Although these women have been extremely impactful on the nation’s continuing history, many young hispanic children still feel like there is still a lack of representation in television, politics, and social media. Growing up, these children hardly ever see a figure similar to theirs in the media, and whenever there was, it was a stereotype.
Sanderson freshman Ashley Sosa-Godines is a Mexican-American that was born and raised in America. She has a strong admiration for her culture’s unique brand of clothes, food, and celebrations.
However, she definitely thinks she can be better represented, not only in her country and politics, but also in her school. She says, “I think my school can better appreciate my culture by going more in depth into Hispanic History Month instead of not giving any context or facts about it.”
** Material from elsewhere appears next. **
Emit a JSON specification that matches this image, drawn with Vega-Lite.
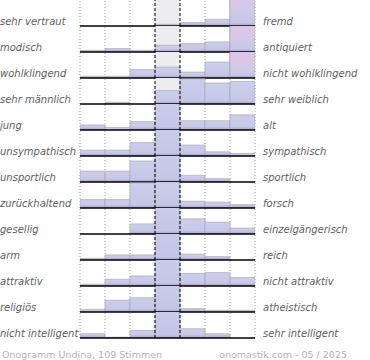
{
  "$schema": "https://vega.github.io/schema/vega-lite/v6.json",
  "padding": {"left": 0, "top": -1, "right": 0, "bottom": 0},
  "background": "white",
  "config": {"view": {"stroke": null}, "font": "DejaVu Sans"},
  "data": {"values": [
    {"row":1,"left":"sehr vertraut","right":"fremd","bin":1,"pct":0},
    {"row":1,"left":"sehr vertraut","right":"fremd","bin":2,"pct":0},
    {"row":1,"left":"sehr vertraut","right":"fremd","bin":3,"pct":0},
    {"row":1,"left":"sehr vertraut","right":"fremd","bin":4,"pct":2},
    {"row":1,"left":"sehr vertraut","right":"fremd","bin":5,"pct":4},
    {"row":1,"left":"sehr vertraut","right":"fremd","bin":6,"pct":8},
    {"row":1,"left":"sehr vertraut","right":"fremd","bin":7,"pct":86},
    {"row":2,"left":"modisch","right":"antiquiert","bin":1,"pct":2},
    {"row":2,"left":"modisch","right":"antiquiert","bin":2,"pct":4},
    {"row":2,"left":"modisch","right":"antiquiert","bin":3,"pct":2},
    {"row":2,"left":"modisch","right":"antiquiert","bin":4,"pct":8},
    {"row":2,"left":"modisch","right":"antiquiert","bin":5,"pct":10},
    {"row":2,"left":"modisch","right":"antiquiert","bin":6,"pct":12},
    {"row":2,"left":"modisch","right":"antiquiert","bin":7,"pct":62},
    {"row":3,"left":"wohlklingend","right":"nicht wohlklingend","bin":1,"pct":2},
    {"row":3,"left":"wohlklingend","right":"nicht wohlklingend","bin":2,"pct":2},
    {"row":3,"left":"wohlklingend","right":"nicht wohlklingend","bin":3,"pct":10},
    {"row":3,"left":"wohlklingend","right":"nicht wohlklingend","bin":4,"pct":13},
    {"row":3,"left":"wohlklingend","right":"nicht wohlklingend","bin":5,"pct":7},
    {"row":3,"left":"wohlklingend","right":"nicht wohlklingend","bin":6,"pct":19},
    {"row":3,"left":"wohlklingend","right":"nicht wohlklingend","bin":7,"pct":47},
    {"row":4,"left":"sehr männlich","right":"sehr weiblich","bin":1,"pct":0},
    {"row":4,"left":"sehr männlich","right":"sehr weiblich","bin":2,"pct":2},
    {"row":4,"left":"sehr männlich","right":"sehr weiblich","bin":3,"pct":0},
    {"row":4,"left":"sehr männlich","right":"sehr weiblich","bin":4,"pct":16},
    {"row":4,"left":"sehr männlich","right":"sehr weiblich","bin":5,"pct":30},
    {"row":4,"left":"sehr männlich","right":"sehr weiblich","bin":6,"pct":25},
    {"row":4,"left":"sehr männlich","right":"sehr weiblich","bin":7,"pct":27},
    {"row":5,"left":"\u00a0jung","right":"alt","bin":1,"pct":6},
    {"row":5,"left":"\u00a0jung","right":"alt","bin":2,"pct":3},
    {"row":5,"left":"\u00a0jung","right":"alt","bin":3,"pct":10},
    {"row":5,"left":"\u00a0jung","right":"alt","bin":4,"pct":41},
    {"row":5,"left":"\u00a0jung","right":"alt","bin":5,"pct":11},
    {"row":5,"left":"\u00a0jung","right":"alt","bin":6,"pct":11},
    {"row":5,"left":"\u00a0jung","right":"alt","bin":7,"pct":18},
    {"row":6,"left":"unsympathisch","right":"sympathisch","bin":1,"pct":7},
    {"row":6,"left":"unsympathisch","right":"sympathisch","bin":2,"pct":7},
    {"row":6,"left":"unsympathisch","right":"sympathisch","bin":3,"pct":16},
    {"row":6,"left":"unsympathisch","right":"sympathisch","bin":4,"pct":49},
    {"row":6,"left":"unsympathisch","right":"sympathisch","bin":5,"pct":13},
    {"row":6,"left":"unsympathisch","right":"sympathisch","bin":6,"pct":5},
    {"row":6,"left":"unsympathisch","right":"sympathisch","bin":7,"pct":3},
    {"row":7,"left":"unsportlich","right":"sportlich","bin":1,"pct":13},
    {"row":7,"left":"unsportlich","right":"sportlich","bin":2,"pct":13},
    {"row":7,"left":"unsportlich","right":"sportlich","bin":3,"pct":25},
    {"row":7,"left":"unsportlich","right":"sportlich","bin":4,"pct":37},
    {"row":7,"left":"unsportlich","right":"sportlich","bin":5,"pct":8},
    {"row":7,"left":"unsportlich","right":"sportlich","bin":6,"pct":4},
    {"row":7,"left":"unsportlich","right":"sportlich","bin":7,"pct":0},
    {"row":8,"left":"zurückhaltend","right":"forsch","bin":1,"pct":10},
    {"row":8,"left":"zurückhaltend","right":"forsch","bin":2,"pct":10},
    {"row":8,"left":"zurückhaltend","right":"forsch","bin":3,"pct":30},
    {"row":8,"left":"zurückhaltend","right":"forsch","bin":4,"pct":31},
    {"row":8,"left":"zurückhaltend","right":"forsch","bin":5,"pct":8},
    {"row":8,"left":"zurückhaltend","right":"forsch","bin":6,"pct":7},
    {"row":8,"left":"zurückhaltend","right":"forsch","bin":7,"pct":4},
    {"row":9,"left":"gesellig","right":"einzelgängerisch","bin":1,"pct":0},
    {"row":9,"left":"gesellig","right":"einzelgängerisch","bin":2,"pct":0},
    {"row":9,"left":"gesellig","right":"einzelgängerisch","bin":3,"pct":12},
    {"row":9,"left":"gesellig","right":"einzelgängerisch","bin":4,"pct":49},
    {"row":9,"left":"gesellig","right":"einzelgängerisch","bin":5,"pct":18},
    {"row":9,"left":"gesellig","right":"einzelgängerisch","bin":6,"pct":14},
    {"row":9,"left":"gesellig","right":"einzelgängerisch","bin":7,"pct":7},
    {"row":10,"left":"arm","right":"reich","bin":1,"pct":2},
    {"row":10,"left":"arm","right":"reich","bin":2,"pct":6},
    {"row":10,"left":"arm","right":"reich","bin":3,"pct":6},
    {"row":10,"left":"arm","right":"reich","bin":4,"pct":75},
    {"row":10,"left":"arm","right":"reich","bin":5,"pct":7},
    {"row":10,"left":"arm","right":"reich","bin":6,"pct":4},
    {"row":10,"left":"arm","right":"reich","bin":7,"pct":0},
    {"row":11,"left":"attraktiv","right":"nicht attraktiv","bin":1,"pct":2},
    {"row":11,"left":"attraktiv","right":"nicht attraktiv","bin":2,"pct":8},
    {"row":11,"left":"attraktiv","right":"nicht attraktiv","bin":3,"pct":12},
    {"row":11,"left":"attraktiv","right":"nicht attraktiv","bin":4,"pct":37},
    {"row":11,"left":"attraktiv","right":"nicht attraktiv","bin":5,"pct":15},
    {"row":11,"left":"attraktiv","right":"nicht attraktiv","bin":6,"pct":16},
    {"row":11,"left":"attraktiv","right":"nicht attraktiv","bin":7,"pct":10},
    {"row":12,"left":"religiös","right":"atheistisch","bin":1,"pct":3},
    {"row":12,"left":"religiös","right":"atheistisch","bin":2,"pct":14},
    {"row":12,"left":"religiös","right":"atheistisch","bin":3,"pct":17},
    {"row":12,"left":"religiös","right":"atheistisch","bin":4,"pct":58},
    {"row":12,"left":"religiös","right":"atheistisch","bin":5,"pct":4},
    {"row":12,"left":"religiös","right":"atheistisch","bin":6,"pct":2},
    {"row":12,"left":"religiös","right":"atheistisch","bin":7,"pct":2},
    {"row":13,"left":"nicht intelligent","right":"sehr intelligent","bin":1,"pct":5},
    {"row":13,"left":"nicht intelligent","right":"sehr intelligent","bin":2,"pct":1},
    {"row":13,"left":"nicht intelligent","right":"sehr intelligent","bin":3,"pct":9},
    {"row":13,"left":"nicht intelligent","right":"sehr intelligent","bin":4,"pct":69},
    {"row":13,"left":"nicht intelligent","right":"sehr intelligent","bin":5,"pct":11},
    {"row":13,"left":"nicht intelligent","right":"sehr intelligent","bin":6,"pct":5},
    {"row":13,"left":"nicht intelligent","right":"sehr intelligent","bin":7,"pct":0}
  ]},
  "facet": {"row": {"field": "row", "type": "ordinal", "header": null}},
  "spacing": 0,
  "bounds": "flush",
  "spec": {
    "width": 175,
    "height": 26,
    "layer": [
      {
        "transform": [{"filter": "datum.bin == 4"}],
        "mark": {"type": "bar", "fill": "#ededf0"},
        "encoding": {
          "x": {"field": "bin", "type": "ordinal", "scale": {"paddingInner": 0, "paddingOuter": 0}, "axis": null},
          "y": {"datum": 0, "type": "quantitative", "scale": {"domain": [0, 31]}, "axis": null},
          "y2": {"datum": 31}
        }
      },
      {
        "transform": [{"filter": "datum.bin != 4 && datum.bin != 5"}],
        "mark": {"type": "rule", "stroke": "#a0a0a0", "strokeWidth": 1, "strokeDash": [1, 2]},
        "encoding": {
          "x": {"field": "bin", "type": "ordinal", "bandPosition": 0, "axis": null},
          "y": {"datum": 0, "type": "quantitative", "scale": {"domain": [0, 31]}, "axis": null},
          "y2": {"datum": 31}
        }
      },
      {
        "transform": [{"filter": "datum.bin == 7"}],
        "mark": {"type": "rule", "stroke": "#a0a0a0", "strokeWidth": 1, "strokeDash": [1, 2]},
        "encoding": {
          "x": {"field": "bin", "type": "ordinal", "bandPosition": 1, "axis": null},
          "y": {"datum": 0, "type": "quantitative", "scale": {"domain": [0, 31]}, "axis": null},
          "y2": {"datum": 31}
        }
      },
      {
        "transform": [{"filter": "datum.pct > 0"}],
        "mark": {"type": "bar", "clip": true, "stroke": "#a8a8bc", "strokeWidth": 0.7,
          "fill": {"x1": 0, "y1": 0, "x2": 0, "y2": 1, "gradient": "linear", "stops": [{"offset": 0, "color": "#cbcfea"}, {"offset": 1, "color": "#c3c5e6"}]}},
        "encoding": {
          "x": {"field": "bin", "type": "ordinal", "axis": null},
          "y": {"field": "pct", "type": "quantitative", "scale": {"domain": [0, 31]}, "axis": null},
          "y2": {"datum": 0}
        }
      },
      {
        "transform": [{"filter": "datum.bin == 7 && datum.pct > 40"}],
        "mark": {"type": "bar", "clip": true, "stroke": "#a8a8bc", "strokeWidth": 0.7,
          "fill": {"x1": 0, "y1": 0, "x2": 0, "y2": 1, "gradient": "linear", "stops": [{"offset": 0, "color": "#dec6e6"}, {"offset": 0.62, "color": "#dbc6e6"}, {"offset": 0.8, "color": "#cccbe9"}, {"offset": 1, "color": "#c4c4e5"}]}},
        "encoding": {
          "x": {"field": "bin", "type": "ordinal", "axis": null},
          "y": {"field": "pct", "type": "quantitative", "scale": {"domain": [0, 31]}, "axis": null},
          "y2": {"datum": 0}
        }
      },
      {
        "transform": [{"filter": "datum.pct >= 3.5"}],
        "mark": {"type": "bar",
          "fill": {"x1": 0, "y1": 0, "x2": 0, "y2": 1, "gradient": "linear", "stops": [{"offset": 0, "color": "rgba(165,148,205,0)"}, {"offset": 1, "color": "rgba(150,130,195,0.6)"}]}},
        "encoding": {
          "x": {"field": "bin", "type": "ordinal", "axis": null},
          "y": {"datum": 0, "type": "quantitative", "scale": {"domain": [0, 31]}, "axis": null},
          "y2": {"datum": 4}
        }
      },
      {
        "transform": [{"filter": "datum.bin == 1"}],
        "mark": {"type": "rule", "stroke": "#000000", "strokeWidth": 1.6},
        "encoding": {
          "y": {"datum": 0, "type": "quantitative", "scale": {"domain": [0, 31]}, "axis": null}
        }
      },
      {
        "transform": [{"filter": "datum.bin == 4 || datum.bin == 5"}],
        "mark": {"type": "rule", "stroke": "#000000", "strokeWidth": 1, "strokeDash": [3, 2]},
        "encoding": {
          "x": {"field": "bin", "type": "ordinal", "bandPosition": 0, "axis": null},
          "y": {"datum": 0, "type": "quantitative", "scale": {"domain": [0, 31]}, "axis": null},
          "y2": {"datum": 31}
        }
      },
      {
        "transform": [{"filter": "datum.bin == 1"}],
        "mark": {"type": "text", "align": "left", "baseline": "alphabetic", "dx": -80, "dy": -1, "fontSize": 10, "fontStyle": "italic", "color": "#606060"},
        "encoding": {
          "x": {"field": "bin", "type": "ordinal", "bandPosition": 0, "axis": null},
          "y": {"datum": 0, "type": "quantitative", "scale": {"domain": [0, 31]}, "axis": null},
          "text": {"field": "left"}
        }
      },
      {
        "transform": [{"filter": "datum.bin == 7"}],
        "mark": {"type": "text", "align": "left", "baseline": "alphabetic", "dx": 8, "dy": -1, "fontSize": 10, "fontStyle": "italic", "color": "#606060"},
        "encoding": {
          "x": {"field": "bin", "type": "ordinal", "bandPosition": 1, "axis": null},
          "y": {"datum": 0, "type": "quantitative", "scale": {"domain": [0, 31]}, "axis": null},
          "text": {"field": "right"}
        }
      },
      {
        "transform": [{"filter": "datum.row == 13 && datum.bin == 1"}],
        "mark": {"type": "text", "align": "left", "baseline": "alphabetic", "dx": -78, "dy": 20, "fontSize": 9.5, "color": "#b4b4b4"},
        "encoding": {
          "x": {"field": "bin", "type": "ordinal", "bandPosition": 0, "axis": null},
          "y": {"datum": 0, "type": "quantitative", "scale": {"domain": [0, 31]}, "axis": null},
          "text": {"value": "Onogramm Undina, 109 Stimmen"}
        }
      },
      {
        "transform": [{"filter": "datum.row == 13 && datum.bin == 7"}],
        "mark": {"type": "text", "align": "right", "baseline": "alphabetic", "dx": 92, "dy": 20, "fontSize": 9.5, "color": "#b4b4b4"},
        "encoding": {
          "x": {"field": "bin", "type": "ordinal", "bandPosition": 1, "axis": null},
          "y": {"datum": 0, "type": "quantitative", "scale": {"domain": [0, 31]}, "axis": null},
          "text": {"value": "onomastik.com - 05 / 2025"}
        }
      }
    ]
  }
}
Rolesville student Monse De Los Reyes thinks of the situation similarly. Just like Sosa-Godines, she loves the art of her culture and thinks it can be correctly viewed in school, “I think teachers should be able to educate themselves enough not to give false information on topics.” Reyes continues, “And to research actual days of cultural events and admit when they’re wrong about culture.”
There is a long way to go in educating about hispanic cultures, and that is okay. Not only in schools, but also workplaces and any clubs should be inclusive of the many cultures that are represented.
Sanderson freshman Gabrielle Santos is a young Puerto-Rican girl and believes that other hispanic cultures should be more mentioned in schools. “Honestly there should be more light to hispanic cultures. I’m talking about all cultures. Educate the ones that don’t know about them.”
Spend this month learning about the cultures, history, and figures the nation has shaped from hispanic and latino people. The more that is known, the more it is shown.